Uptempo offense benefits Florida defense

The Florida defense spent its game weeks scrambling last season. With multiple teams on the schedule going to an uptempo offense, the defense tried to recreate it during practice snaps to help the players understand what they would see on Saturdays. It was difficult to help them understand in one week. Florida's new offense is already helping the defense prepare for games this fall.

The uptempo style of offense has consumed college football in recent years. Defensive coordinators spend time every offseason trying to figure out how to stop it, but they usually get only one week to teach it to their teams. The Gators had one week to prepare for the challenge Missouri provided last fall, and it showed when they tried to have success against it on the field.

"You look at college football as a whole the way it's going and really our conference now, we were probably the last ones to be leaning towards that," D.J. Durkin said on Thursday. "More and more there are teams in our conference that are doing that that we're going to face."

The challenges started in week two of the 2012 season when Florida tried to prepare for Texas A&M. The Aggies were throwing an unknown quarterback named Johnny Manziel on the field to start his first collegiate game with the fast tempo of Kevin Sumlin's offense.

The Gators had one week to prepare, and even though they had success against the Texas A&M offense in the second half, their lack of conditioning was obvious as multiple Florida players dealt with cramps. It wasn't a knock on the offseason program. The Gators simply hadn't seen an offense in practice that wanted to go that fast.

This spring, they're seeing it. First-year offensive coordinator Kurt Roper has implemented the speed he wants to the offense, and the Gators now sprint to line up on the ball after the previous play ends. It can only help the defense get in better shape for the fall.

"It's been great," Durkin said. "Our offense, they're doing a great job and I really feel like they're preparing us for things we're going to see.

It also puts the Gators in a different situation. This fall, they'll have to reteach the defense what it looks like to face a traditional two-back offense that doesn't use tempo when they face a team that runs that style of offense. However, it'll be a lot easier on the defense's preparation to slow down than play up to the speed they're facing this spring.

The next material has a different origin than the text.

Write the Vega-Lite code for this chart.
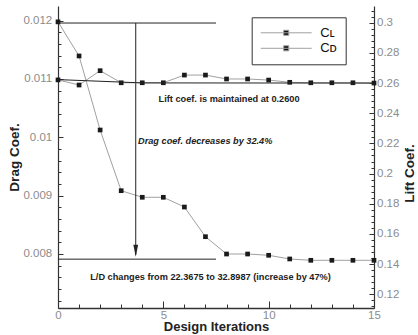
{
  "$schema": "https://vega.github.io/schema/vega-lite/v6.json",
  "width": 316,
  "height": 302,
  "autosize": {"type": "none"},
  "padding": {"left": 58, "top": 6, "right": 44, "bottom": 27},
  "background": "white",
  "config": {
    "view": {"stroke": null},
    "axis": {
      "grid": false,
      "labelFont": "Liberation Sans",
      "labelColor": "#8c8c8c",
      "labelFontSize": 11.5,
      "titleFont": "Liberation Sans",
      "titleFontWeight": "bold",
      "titleFontSize": 13.5,
      "titleColor": "#222222",
      "domainColor": "#333333",
      "tickColor": "#333333",
      "labelOverlap": false,
      "labelFlush": false
    }
  },
  "datasets": {
    "drag": [
      {"iteration": 0, "series": "CD", "value": 0.01198},
      {"iteration": 1, "series": "CD", "value": 0.011395},
      {"iteration": 2, "series": "CD", "value": 0.010125},
      {"iteration": 3, "series": "CD", "value": 0.009084},
      {"iteration": 4, "series": "CD", "value": 0.008971},
      {"iteration": 5, "series": "CD", "value": 0.008971},
      {"iteration": 6, "series": "CD", "value": 0.008804},
      {"iteration": 7, "series": "CD", "value": 0.008295},
      {"iteration": 8, "series": "CD", "value": 0.007998},
      {"iteration": 9, "series": "CD", "value": 0.007998},
      {"iteration": 10, "series": "CD", "value": 0.007976},
      {"iteration": 11, "series": "CD", "value": 0.007913},
      {"iteration": 12, "series": "CD", "value": 0.00789},
      {"iteration": 13, "series": "CD", "value": 0.00789},
      {"iteration": 14, "series": "CD", "value": 0.00789},
      {"iteration": 15, "series": "CD", "value": 0.00789}
    ],
    "lift": [
      {"iteration": 0, "series": "CL", "value": 0.2621},
      {"iteration": 1, "series": "CL", "value": 0.2587},
      {"iteration": 2, "series": "CL", "value": 0.2682},
      {"iteration": 3, "series": "CL", "value": 0.2602},
      {"iteration": 4, "series": "CL", "value": 0.2602},
      {"iteration": 5, "series": "CL", "value": 0.2602},
      {"iteration": 6, "series": "CL", "value": 0.2653},
      {"iteration": 7, "series": "CL", "value": 0.2653},
      {"iteration": 8, "series": "CL", "value": 0.2627},
      {"iteration": 9, "series": "CL", "value": 0.2627},
      {"iteration": 10, "series": "CL", "value": 0.262},
      {"iteration": 11, "series": "CL", "value": 0.2605},
      {"iteration": 12, "series": "CL", "value": 0.2602},
      {"iteration": 13, "series": "CL", "value": 0.2602},
      {"iteration": 14, "series": "CL", "value": 0.2602},
      {"iteration": 15, "series": "CL", "value": 0.26}
    ]
  },
  "layer": [
    {
      "data": {"name": "drag"},
      "layer": [
        {
          "mark": {"type": "line", "stroke": "#a0a0a0", "strokeWidth": 1},
          "encoding": {
            "x": {
              "field": "iteration",
              "type": "quantitative",
              "scale": {"domain": [0, 15], "nice": false, "zero": false},
              "axis": {
                "orient": "bottom",
                "title": "Design Iterations",
                "titleFontSize": 13,
                "values": [0, 5, 10, 15],
                "format": "d",
                "tickSize": -7,
                "labelPadding": 8.5,
                "labelOverlap": false,
                "labelFlush": false,
                "titlePadding": -0.5,
                "domainWidth": 1.6
              }
            },
            "y": {
              "field": "value",
              "type": "quantitative",
              "scale": {"domain": [0.007072, 0.012252], "nice": false, "zero": false},
              "axis": {
                "orient": "left",
                "title": "Drag Coef.",
                "values": [0.008, 0.009, 0.01, 0.011, 0.012],
                "format": "~g",
                "tickSize": -5,
                "labelPadding": 11.3,
                "labelOverlap": false,
                "titlePadding": 1,
                "domainWidth": 1.2
              }
            },
            "color": {
              "field": "series",
              "type": "nominal",
              "scale": {"domain": ["CL", "CD"], "range": ["#a0a0a0", "#a0a0a0"]},
              "legend": {
                "orient": "none",
                "legendX": 193.7,
                "legendY": 11.3,
                "title": null,
                "symbolType": "M-1,0H1M-0.1,-0.1H0.1V0.1H-0.1Z",
                "symbolSize": 2601,
                "symbolStrokeWidth": 1,
                "clipHeight": 14,
                "rowPadding": 1.5,
                "padding": 8.5,
                "strokeColor": "#333333",
                "labelFont": "Liberation Sans",
                "labelFontSize": 13,
                "labelColor": "#111111",
                "labelOffset": 8,
                "labelExpr": "datum.label == 'CL' ? 'Cʟ' : 'Cᴅ'",
                "encode": {"symbols": {"update": {"fill": {"value": "#111111"}, "stroke": {"value": "#999999"}}}}
              }
            }
          }
        },
        {
          "mark": {"type": "point", "shape": "square", "filled": true, "fill": "#1a1a1a", "size": 22, "opacity": 1},
          "encoding": {
            "x": {"field": "iteration", "type": "quantitative"},
            "y": {"field": "value", "type": "quantitative"}
          }
        },
        {
          "data": {"values": [{}]},
          "mark": {"type": "rule", "color": "#222222", "strokeWidth": 1},
          "encoding": {
            "x": {"datum": 0, "type": "quantitative"},
            "x2": {"datum": 7.5},
            "y": {"datum": 0.01196, "type": "quantitative"},
            "y2": {"datum": 0.01196}
          }
        },
        {
          "data": {"values": [{}]},
          "mark": {"type": "rule", "color": "#222222", "strokeWidth": 1},
          "encoding": {
            "x": {"datum": 0, "type": "quantitative"},
            "x2": {"datum": 7.5},
            "y": {"datum": 0.00791, "type": "quantitative"},
            "y2": {"datum": 0.00791}
          }
        },
        {
          "data": {"values": [{}]},
          "mark": {"type": "rule", "color": "#222222", "strokeWidth": 1},
          "encoding": {
            "x": {"datum": 3.69, "type": "quantitative"},
            "y": {"datum": 0.01196, "type": "quantitative"},
            "y2": {"datum": 0.00798}
          }
        },
        {
          "data": {"values": [{}]},
          "mark": {"type": "point", "shape": "M-0.4,-1L0.4,-1L0,1Z", "filled": true, "fill": "#222222", "size": 144, "opacity": 1},
          "encoding": {
            "x": {"datum": 3.69, "type": "quantitative"},
            "y": {"datum": 0.008055, "type": "quantitative"}
          }
        },
        {
          "data": {"values": [{}]},
          "mark": {"type": "text", "text": "Lift coef. is maintained at 0.2600", "font": "Liberation Sans", "fontWeight": "bold", "fontSize": 9.2, "color": "#222222", "align": "center", "baseline": "middle"},
          "encoding": {
            "x": {"datum": 8.12, "type": "quantitative"},
            "y": {"datum": 0.010652, "type": "quantitative"}
          }
        },
        {
          "data": {"values": [{}]},
          "mark": {"type": "text", "text": "Drag coef. decreases by 32.4%", "font": "Liberation Sans", "fontWeight": "bold", "fontStyle": "italic", "fontSize": 9.2, "color": "#222222", "align": "left", "baseline": "middle"},
          "encoding": {
            "x": {"datum": 3.8, "type": "quantitative"},
            "y": {"datum": 0.009942, "type": "quantitative"}
          }
        },
        {
          "data": {"values": [{}]},
          "mark": {"type": "text", "text": "L/D changes from 22.3675 to 32.8987 (increase by 47%)", "font": "Liberation Sans", "fontWeight": "bold", "fontSize": 9.2, "color": "#222222", "align": "center", "baseline": "middle"},
          "encoding": {
            "x": {"datum": 7.24, "type": "quantitative"},
            "y": {"datum": 0.007609, "type": "quantitative"}
          }
        }
      ]
    },
    {
      "data": {"name": "lift"},
      "layer": [
        {
          "mark": {"type": "line", "stroke": "#a0a0a0", "strokeWidth": 1},
          "encoding": {
            "x": {"field": "iteration", "type": "quantitative", "scale": {"domain": [0, 15], "nice": false, "zero": false}, "axis": null},
            "y": {
              "field": "value",
              "type": "quantitative",
              "scale": {"domain": [0.11094, 0.31107], "nice": false, "zero": false},
              "axis": {
                "orient": "right",
                "title": "Lift Coef.",
                "titleAngle": 270,
                "titleX": 35,
                "titleY": 167,
                "titleAlign": "center",
                "titleBaseline": "middle",
                "values": [0.12, 0.16, 0.2, 0.24, 0.28],
                "format": "~g",
                "tickSize": -5,
                "labelPadding": 7.5,
                "labelOverlap": false,
                "domainWidth": 1.2
              }
            },
            "color": {"field": "series", "type": "nominal"}
          }
        },
        {
          "mark": {"type": "point", "shape": "square", "filled": true, "fill": "#1a1a1a", "size": 22, "opacity": 1},
          "encoding": {
            "x": {"field": "iteration", "type": "quantitative"},
            "y": {"field": "value", "type": "quantitative"}
          }
        },
        {
          "data": {"values": [{}]},
          "mark": {"type": "rule", "color": "#222222", "strokeWidth": 1},
          "encoding": {
            "x": {"datum": 0, "type": "quantitative"},
            "x2": {"datum": 4},
            "y": {"datum": 0.2623, "type": "quantitative"},
            "y2": {"datum": 0.2601}
          }
        },
        {
          "data": {"values": [{}]},
          "mark": {"type": "rule", "color": "#222222", "strokeWidth": 1},
          "encoding": {
            "x": {"datum": 4, "type": "quantitative"},
            "x2": {"datum": 15},
            "y": {"datum": 0.2601, "type": "quantitative"},
            "y2": {"datum": 0.2600}
          }
        }
      ]
    },
    {
      "data": {"name": "drag"},
      "mark": {"type": "point", "opacity": 0},
      "encoding": {
        "x": {
          "field": "iteration",
          "type": "quantitative",
          "scale": {"domain": [0, 15], "nice": false, "zero": false},
          "axis": {"orient": "bottom", "title": null, "labels": false, "domain": false, "values": [1, 2, 3, 4, 6, 7, 8, 9, 11, 12, 13, 14], "tickSize": -4}
        },
        "y": {
          "field": "value",
          "type": "quantitative",
          "scale": {"domain": [0.007072, 0.012252], "nice": false, "zero": false},
          "axis": {"orient": "left", "title": null, "labels": false, "domain": false, "values": [0.0072, 0.0074, 0.0076, 0.0078, 0.0082, 0.0084, 0.0086, 0.0088, 0.0092, 0.0094, 0.0096, 0.0098, 0.0102, 0.0104, 0.0106, 0.0108, 0.0112, 0.0114, 0.0116, 0.0118], "tickSize": -3}
        }
      }
    },
    {
      "data": {"name": "lift"},
      "mark": {"type": "point", "opacity": 0},
      "encoding": {
        "x": {"field": "iteration", "type": "quantitative", "scale": {"domain": [0, 15], "nice": false, "zero": false}, "axis": null},
        "y": {
          "field": "value",
          "type": "quantitative",
          "scale": {"domain": [0.11094, 0.31107], "nice": false, "zero": false},
          "axis": {"orient": "right", "title": null, "domain": false, "values": [0.14, 0.18, 0.22, 0.26, 0.3], "format": "~g", "tickSize": -5, "labelPadding": 7.5, "labelOverlap": false}
        }
      }
    },
    {
      "data": {"name": "lift"},
      "mark": {"type": "point", "opacity": 0},
      "encoding": {
        "x": {"field": "iteration", "type": "quantitative", "scale": {"domain": [0, 15], "nice": false, "zero": false}, "axis": null},
        "y": {
          "field": "value",
          "type": "quantitative",
          "scale": {"domain": [0.11094, 0.31107], "nice": false, "zero": false},
          "axis": {"orient": "right", "title": null, "labels": false, "domain": false, "values": [0.112, 0.116, 0.124, 0.128, 0.132, 0.136, 0.144, 0.148, 0.152, 0.156, 0.164, 0.168, 0.172, 0.176, 0.184, 0.188, 0.192, 0.196, 0.204, 0.208, 0.212, 0.216, 0.224, 0.228, 0.232, 0.236, 0.244, 0.248, 0.252, 0.256, 0.264, 0.268, 0.272, 0.276, 0.284, 0.288, 0.292, 0.296, 0.304, 0.308], "tickSize": -3}
        }
      }
    }
  ],
  "resolve": {"scale": {"x": "independent", "y": "independent"}}
}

"Now it's going to be the flip side," Durkin said. "We're going to have to formulate how we're going to practice against some two-back teams and power running games because we're still going to face that too. You've got those handful of games every year where you've still got to face that."

SECOND CORNERBACK: There's not much of a doubt that, barring injury, Vernon Hargreaves will be a starting cornerback for the Gators this fall. The questions come on the other side of the field. After losing defensive backs Loucheiz Purifoy, Cody Riggs, Marcus Roberson and Jaylen Watkins following last season, Florida is spending this spring trying to find out who will start at the other cornerback position.

Brian Poole returns after getting reps at nickel last season, but freshmen Duke Dawson and Jalen Tabor are also standing out this spring.

Tabor stands tall with long arms and has the prototypical body for what the Florida coaching staff wants at the position. He has a different body than Hargreaves, but he'll likely be on the field just as much this fall.

"Jalen is doing a great job as a freshman; he's going to play and help us," Durkin said. "I'm really excited about him. He's a guy we feel really good about, we can go out and play with right now and win games."

Dawson is also turning heads. He doesn't have Tabor's height, but he makes up for it with his thickness and strength. The decision on the other cornerback won't be made until the fall, but spring practices give the coaches an indication of who can handle the position. And if the first half of the spring is any indication, the freshmen are ready.

"Jalen and Duke Dawson, man, we're thrilled about them," Durkin said. "They don't look like freshmen out there right now. They look like older guys."